According to the Internal Revenue Manual (IRM), a 401k prohibited transaction is a financial exchange of value in which a disqualified person engages in. The disqualified person must then reverse the transaction and pay a tax. Potentially, this tax can be up to 100% of the amount in question!
So who is a disqualified person? Put simply, it’s anyone who has any control or management responsibilities over a 401k plan.
Disqualified persons can include any of the following:
- Unions and their officials
- Plan Fiduciaries (anyone who gives advice or has any authority or control over the 401k plan including administration services)
- Lawyers and accountants to the plan and it’s fiduciaries
- 401k plan service providers
- Employer or employee organizations
- Anyone with a 10% or more interest in the plan
- Family members related to anyone who may be a disqualified person
If you’re even remotely managing or advising or administering a 401k plan – or if you’re a family member of someone who is – you’re very likely a disqualified person.
So What Is A Prohibited Transaction?
Prohibited transactions include:
- a transfer of plan income or assets to, or use of them by or for the benefit of, a disqualified person;
- any act of a fiduciary by which plan income or assets are used for his or her own interest;
- the receipt of consideration by a fiduciary for his or her own account from any party dealing with the plan in a transaction that involves plan income or assets;
- the sale, exchange, or lease of property between a plan and a disqualified person;
- lending money or extending credit between a plan and a disqualified person; and
- furnishing goods, services, or facilities between a plan and a disqualified person.
Disqualified persons CANNOT benefit financially in any way from use (or misuse) of their relationship to the 401k plan.
Penalties For Prohibited Transactions
If you participate in a prohibited transaction it must be reversed. You must also pay an excise tax.
The initial tax is 15% for each year in the taxable period. If the transaction isn’t reversed, an additional penalty of 100% of the amount involved is owed.
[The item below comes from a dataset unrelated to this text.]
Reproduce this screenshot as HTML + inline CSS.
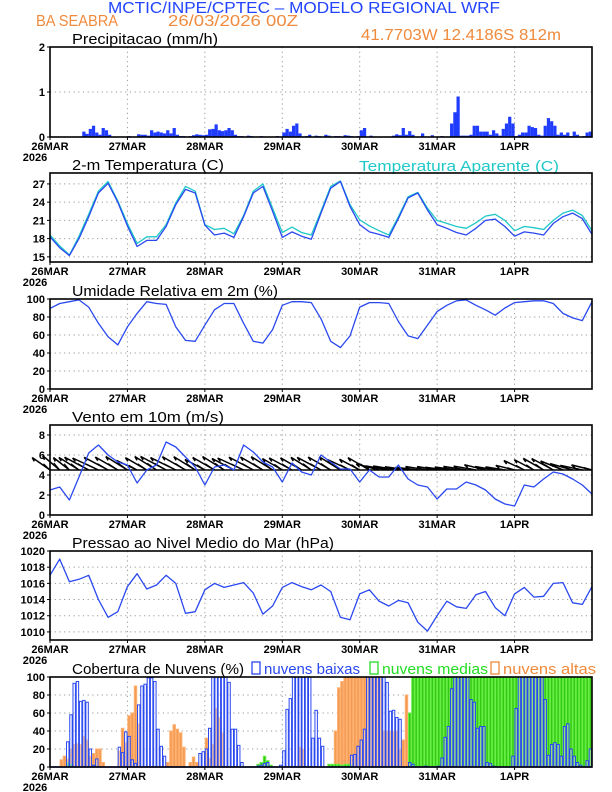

If more than one person participates in the transaction, multiple people may be responsible for the entire tax! So if you don’t realize what you’re getting in to – and are simply going along with another disqualified person – you may be on the hook for 100% of the penalty!
The amount of the penalty is the greater of the money and value of any property given or received. The taxable period used to calculate the amount starts on the day the IRS mails the notice of deficiency. It ends when they assess the tax penalty or when the correction of the transaction is complete.
Prohibited 401k Transactions Summary
Don’t ever use your position as someone with any control over a 401k plan to benefit financially. The law is very broad on this, and the penalties are also very severe.
Not only will you have to fix the situation, but you’ll potentially be on the hook for a 100% tax!